What needs to be done:
Write out each line word for word. Drop pictures.

Recorded data:
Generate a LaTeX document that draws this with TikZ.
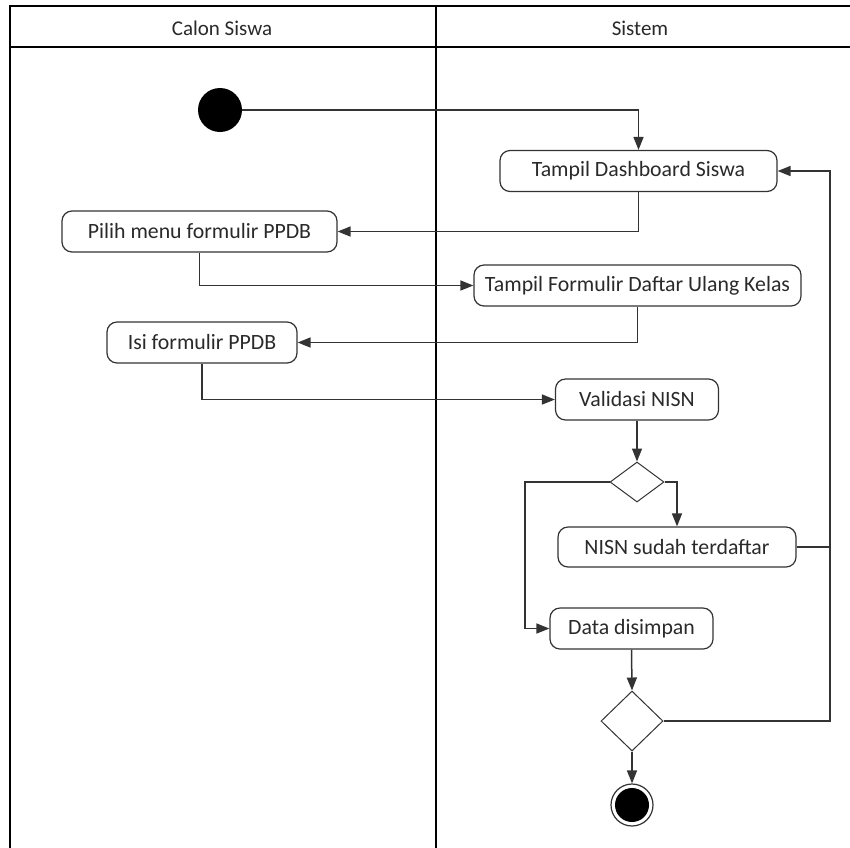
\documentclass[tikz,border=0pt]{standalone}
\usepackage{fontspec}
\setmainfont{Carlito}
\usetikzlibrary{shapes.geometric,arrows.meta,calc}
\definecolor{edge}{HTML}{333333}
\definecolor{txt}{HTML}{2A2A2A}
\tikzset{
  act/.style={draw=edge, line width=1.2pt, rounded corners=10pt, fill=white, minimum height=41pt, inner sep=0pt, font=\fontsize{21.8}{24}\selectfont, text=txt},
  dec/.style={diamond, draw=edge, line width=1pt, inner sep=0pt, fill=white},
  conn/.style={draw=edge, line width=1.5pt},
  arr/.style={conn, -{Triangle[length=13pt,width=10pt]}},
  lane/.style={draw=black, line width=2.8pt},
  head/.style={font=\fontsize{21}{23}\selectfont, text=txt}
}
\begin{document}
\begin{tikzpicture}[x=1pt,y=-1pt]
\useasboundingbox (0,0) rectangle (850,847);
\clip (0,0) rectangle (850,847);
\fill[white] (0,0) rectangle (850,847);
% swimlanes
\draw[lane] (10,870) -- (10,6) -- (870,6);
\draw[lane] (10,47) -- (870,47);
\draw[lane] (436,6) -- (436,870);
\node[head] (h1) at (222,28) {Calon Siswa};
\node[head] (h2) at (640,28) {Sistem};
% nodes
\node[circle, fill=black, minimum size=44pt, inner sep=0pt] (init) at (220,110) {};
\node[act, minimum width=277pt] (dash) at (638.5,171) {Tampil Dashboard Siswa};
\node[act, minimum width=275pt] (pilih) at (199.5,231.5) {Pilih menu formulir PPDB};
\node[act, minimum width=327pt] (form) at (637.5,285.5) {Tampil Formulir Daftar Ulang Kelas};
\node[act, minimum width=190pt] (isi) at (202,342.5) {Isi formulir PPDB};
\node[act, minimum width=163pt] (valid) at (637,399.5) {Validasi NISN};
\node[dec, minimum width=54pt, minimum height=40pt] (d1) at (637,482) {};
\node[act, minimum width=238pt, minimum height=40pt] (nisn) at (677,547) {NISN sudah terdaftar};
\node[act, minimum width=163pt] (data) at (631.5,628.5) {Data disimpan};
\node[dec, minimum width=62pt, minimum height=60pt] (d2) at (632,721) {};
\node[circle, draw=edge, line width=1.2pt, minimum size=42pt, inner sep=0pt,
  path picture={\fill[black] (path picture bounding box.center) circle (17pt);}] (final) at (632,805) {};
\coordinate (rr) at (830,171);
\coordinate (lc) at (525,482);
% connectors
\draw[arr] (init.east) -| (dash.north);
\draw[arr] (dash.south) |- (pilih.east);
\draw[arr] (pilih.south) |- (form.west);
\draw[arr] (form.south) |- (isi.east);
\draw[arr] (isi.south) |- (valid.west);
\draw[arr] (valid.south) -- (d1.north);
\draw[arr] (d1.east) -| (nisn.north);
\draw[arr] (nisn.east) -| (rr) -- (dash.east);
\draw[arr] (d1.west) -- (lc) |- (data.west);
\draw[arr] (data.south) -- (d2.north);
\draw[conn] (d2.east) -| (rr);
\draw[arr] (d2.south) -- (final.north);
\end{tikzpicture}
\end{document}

Exercise output:
Generate a LaTeX document that draws this with TikZ.
\documentclass[tikz,border=0pt]{standalone}
\usepackage{fontspec}
\setmainfont{Carlito}
\usetikzlibrary{shapes.geometric,arrows.meta,calc}
\definecolor{edge}{HTML}{333333}
\definecolor{txt}{HTML}{2A2A2A}
\tikzset{
  act/.style={draw=edge, line width=1.2pt, rounded corners=10pt, fill=white, minimum height=41pt, inner sep=0pt, font=\fontsize{21.8}{24}\selectfont, text=txt},
  dec/.style={diamond, draw=edge, line width=1pt, inner sep=0pt, fill=white},
  conn/.style={draw=edge, line width=1.5pt},
  arr/.style={conn, -{Triangle[length=13pt,width=10pt]}},
  lane/.style={draw=black, line width=2.8pt},
  head/.style={font=\fontsize{21}{23}\selectfont, text=txt}
}
\begin{document}
\begin{tikzpicture}[x=1pt,y=-1pt]
\useasboundingbox (0,0) rectangle (850,847);
\clip (0,0) rectangle (850,847);
\fill[white] (0,0) rectangle (850,847);
% swimlanes
\draw[lane] (10,870) -- (10,6) -- (870,6);
\draw[lane] (10,47) -- (870,47);
\draw[lane] (436,6) -- (436,870);
\node[head] (h1) at (222,28) {Calon Siswa};
\node[head] (h2) at (640,28) {Sistem};
% nodes
\node[circle, fill=black, minimum size=44pt, inner sep=0pt] (init) at (220,110) {};
\node[act, minimum width=277pt] (dash) at (638.5,171) {Tampil Dashboard Siswa};
\node[act, minimum width=275pt] (pilih) at (199.5,231.5) {Pilih menu formulir PPDB};
\node[act, minimum width=327pt] (form) at (637.5,285.5) {Tampil Formulir Daftar Ulang Kelas};
\node[act, minimum width=190pt] (isi) at (202,342.5) {Isi formulir PPDB};
\node[act, minimum width=163pt] (valid) at (637,399.5) {Validasi NISN};
\node[dec, minimum width=54pt, minimum height=40pt] (d1) at (637,482) {};
\node[act, minimum width=238pt, minimum height=40pt] (nisn) at (677,547) {NISN sudah terdaftar};
\node[act, minimum width=163pt] (data) at (631.5,628.5) {Data disimpan};
\node[dec, minimum width=62pt, minimum height=60pt] (d2) at (632,721) {};
\node[circle, draw=edge, line width=1.2pt, minimum size=42pt, inner sep=0pt,
  path picture={\fill[black] (path picture bounding box.center) circle (17pt);}] (final) at (632,805) {};
\coordinate (rr) at (830,171);
\coordinate (lc) at (525,482);
% connectors
\draw[arr] (init.east) -| (dash.north);
\draw[arr] (dash.south) |- (pilih.east);
\draw[arr] (pilih.south) |- (form.west);
\draw[arr] (form.south) |- (isi.east);
\draw[arr] (isi.south) |- (valid.west);
\draw[arr] (valid.south) -- (d1.north);
\draw[arr] (d1.east) -| (nisn.north);
\draw[arr] (nisn.east) -| (rr) -- (dash.east);
\draw[arr] (d1.west) -- (lc) |- (data.west);
\draw[arr] (data.south) -- (d2.north);
\draw[conn] (d2.east) -| (rr);
\draw[arr] (d2.south) -- (final.north);
\end{tikzpicture}
\end{document}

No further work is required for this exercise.